Transfer pricing is the critical discipline for trading entities. Every transaction between the trading entity and related entities, whether the holding company, IP vehicle, or other group companies, must be priced at arm's length. Tax authorities scrutinize intercompany pricing aggressively, and the penalties for non-compliance are severe. Maintaining a transfer pricing policy supported by benchmarking studies and contemporaneous documentation is not optional. It is the price of admission.

Permanent establishment risk is the other major concern. If your trading entity in a low-tax jurisdiction is conducting business activities in a higher-tax jurisdiction through a fixed place, dependent agent, or habitual contract conclusion, that higher-tax jurisdiction can assert taxing rights over the profits attributable to the permanent establishment. Managing where contracts are negotiated, concluded, and fulfilled is a core element of trading entity compliance.

  • UAE free zones: 0% on qualifying trading income
  • Singapore: 17% headline, effective single digits for SMEs
  • Hong Kong: 8.25% / 16.5% two-tier, offshore profits exempt
  • Transfer pricing: arm's-length documentation mandatory
  • PE risk: manage where contracts are concluded
Structure Type

Trust and Foundation Vehicles

Trusts and foundations operate outside the corporate chain. They are not designed to minimize active business income tax. Instead, they serve three distinct purposes: asset protection, estate planning, and family governance. When structured correctly, they legally separate assets from the founder, placing them beyond the reach of personal creditors, litigation claimants, and forced heirship regimes.

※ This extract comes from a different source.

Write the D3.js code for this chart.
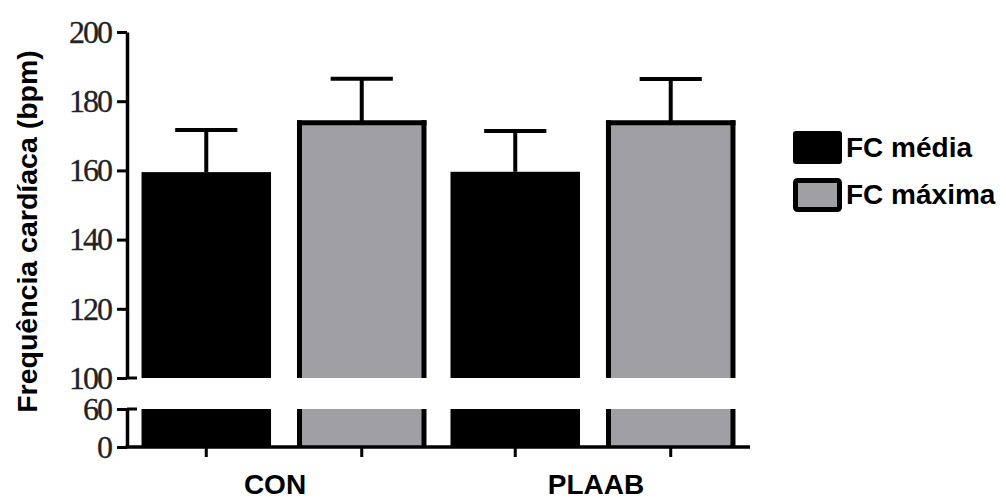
<!DOCTYPE html>
<html><head><meta charset="utf-8">
<script src="https://cdn.jsdelivr.net/npm/d3@7"></script>
<style>
html,body{margin:0;padding:0;background:#fff;}
svg{display:block;}
</style></head>
<body>
<svg id="chart" width="1006" height="500"></svg>
<script>
// ---- data ----
const groups = ["CON", "PLAAB"];
const series = ["FC média", "FC máxima"];
const meanMedia = [159.5, 159.6];
const meanMaxima = [173.8, 173.8];
const errMedia = [12.2, 11.8];
const errMaxima = [12.7, 12.6];
const upperTicks = [100, 120, 140, 160, 180, 200];
const lowerTicks = [0, 60];
const yTitle = "Frequência cardíaca (bpm)";

const colors = {"FC média": "#000000", "FC máxima": "#a09fa3"};

const bars = [];
groups.forEach((g, i) => {
  bars.push({group: g, series: series[0], value: meanMedia[i], err: errMedia[i]});
  bars.push({group: g, series: series[1], value: meanMaxima[i], err: errMaxima[i]});
});

const svg = d3.select("#chart");
const axisX = 127;

const x0 = d3.scaleBand().domain(groups).range([axisX, 750]).paddingInner(0.0777).paddingOuter(0.047);
const x1 = d3.scaleBand().domain(series).range([0, x0.bandwidth()]).paddingInner(0.167).paddingOuter(0);
const yU = d3.scaleLinear().domain([100, 200]).range([378, 32]);
const yL = d3.scaleLinear().domain([0, 60]).range([447, 409]);

const bw = x1.bandwidth();
const bx = d => x0(d.group) + x1(d.series);
const cx = d => bx(d) + bw / 2;

const sw = 5;
const g = svg.append("g");

const segments = [
  {y: yU, lo: 100, hi: 200, top: true},
  {y: yL, lo: 0, hi: 60, top: false}
];

segments.forEach(seg => {
  bars.forEach(d => {
    const v = Math.min(d.value, seg.hi);
    const yTop = seg.y(v), yBot = seg.y(seg.lo);
    if (d.series === series[0]) {
      g.append("rect").attr("x", bx(d)).attr("width", bw)
        .attr("y", yTop).attr("height", yBot - yTop)
        .attr("fill", colors[d.series]);
    } else {
      g.append("rect").attr("x", bx(d) + sw / 2).attr("width", bw - sw)
        .attr("y", yTop).attr("height", yBot - yTop)
        .attr("fill", colors[d.series]);
      [bx(d) + sw / 2, bx(d) + bw - sw / 2].forEach(xx => {
        g.append("line").attr("x1", xx).attr("x2", xx)
          .attr("y1", seg.top ? yTop - sw / 2 : yTop).attr("y2", yBot)
          .attr("stroke", "#000").attr("stroke-width", sw);
      });
      if (seg.top) {
        g.append("line").attr("x1", bx(d)).attr("x2", bx(d) + bw)
          .attr("y1", yTop).attr("y2", yTop)
          .attr("stroke", "#000").attr("stroke-width", sw);
      }
    }
  });
});

// error bars
const capW = bw * 0.48;
bars.forEach(d => {
  const yTop = yU(d.value), yErr = yU(d.value + d.err);
  g.append("line").attr("x1", cx(d)).attr("x2", cx(d))
    .attr("y1", yTop).attr("y2", yErr)
    .attr("stroke", "#000").attr("stroke-width", 4);
  g.append("line").attr("x1", cx(d) - capW / 2).attr("x2", cx(d) + capW / 2)
    .attr("y1", yErr).attr("y2", yErr)
    .attr("stroke", "#000").attr("stroke-width", 4);
});

// y axes
function styleAxis(sel) {
  sel.select(".domain").attr("stroke", "#000").attr("stroke-width", 3.5);
  sel.selectAll(".tick line").attr("stroke", "#000").attr("stroke-width", 3);
  sel.selectAll(".tick text").attr("font-family", "'Liberation Serif', 'Times New Roman', serif")
    .attr("font-size", 32).attr("fill", "#222").attr("letter-spacing", -2)
    .attr("stroke", "#222").attr("stroke-width", 0.3);
}
const axU = svg.append("g").attr("transform", `translate(${axisX},0)`)
  .call(d3.axisLeft(yU).tickValues(upperTicks).tickSize(10).tickSizeOuter(0).tickPadding(6));
styleAxis(axU);
const axL = svg.append("g").attr("transform", `translate(${axisX},0)`)
  .call(d3.axisLeft(yL).tickValues(lowerTicks).tickSize(10).tickSizeOuter(0).tickPadding(6));
styleAxis(axL);
[yU(100), yL(60)].forEach(yy => {
  svg.append("line").attr("x1", axisX).attr("x2", axisX + 10).attr("y1", yy).attr("y2", yy)
    .attr("stroke", "#000").attr("stroke-width", 3);
});

// x axis
svg.append("line").attr("x1", axisX - 1.5).attr("x2", x0.range()[1]).attr("y1", yL(0)).attr("y2", yL(0))
  .attr("stroke", "#000").attr("stroke-width", 3.5);
bars.forEach(d => {
  svg.append("line").attr("x1", cx(d)).attr("x2", cx(d)).attr("y1", yL(0)).attr("y2", yL(0) + 10)
    .attr("stroke", "#000").attr("stroke-width", 3);
});
const labelShift = {"CON": -9, "PLAAB": 3};
svg.selectAll(".glabel").data(groups).enter().append("text")
  .attr("x", d => x0(d) + x0.bandwidth() / 2 + labelShift[d]).attr("y", 494)
  .attr("text-anchor", "middle")
  .attr("font-family", "'Liberation Sans', Arial, sans-serif").attr("font-weight", "bold")
  .attr("font-size", 28).text(d => d);

// y title
svg.append("text").attr("transform", `translate(37,${(48 + 415) / 2}) rotate(-90)`)
  .attr("text-anchor", "middle")
  .attr("font-family", "'Liberation Sans', Arial, sans-serif").attr("font-weight", "bold")
  .attr("font-size", 28.5).text(yTitle);

// legend
const leg = svg.append("g");
series.forEach((s, i) => {
  const ly = 131 + i * 47;
  if (i === 0) {
    leg.append("rect").attr("x", 793).attr("y", ly).attr("width", 49).attr("height", 33)
      .attr("rx", 3).attr("fill", colors[s]);
  } else {
    leg.append("rect").attr("x", 793 + 2.5).attr("y", ly + 2.5).attr("width", 44).attr("height", 29)
      .attr("rx", 2).attr("fill", colors[s]).attr("stroke", "#000").attr("stroke-width", 5);
  }
  leg.append("text").attr("x", 846).attr("y", ly + 26)
    .attr("font-family", "'Liberation Sans', Arial, sans-serif").attr("font-weight", "bold")
    .attr("font-size", 28).text(s);
});
</script>
</body></html>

The Panama Private Interest Foundation (PIF) is one of the most cost-effective asset protection vehicles available. Once assets are transferred to the foundation, they are legally owned by the foundation, not the founder. The PIF has no income tax on foreign-sourced income, annual maintenance costs of approximately $400, and beneficiaries can remain confidential. Panama's civil law system does not recognize foreign judgments by default, adding a significant layer of protection.

The New Zealand Foreign Trust is a common law alternative. Foreign-sourced income earned by a New Zealand Foreign Trust is not subject to New Zealand income tax. New Zealand's strong common law legal system, combined with its reputation as a well-regulated jurisdiction, makes it attractive for settlors who prefer common law protections and enforceable trust deeds.

The Liechtenstein Foundation sits at the premium end. Located within the European Economic Area, it offers EU-adjacent treaty access, strong privacy protections under Liechtenstein's foundation law, and a well-established regulatory framework. Setup and maintenance costs are higher, but for multi-generational family offices managing significant wealth, the jurisdictional prestige and legal certainty can justify the premium.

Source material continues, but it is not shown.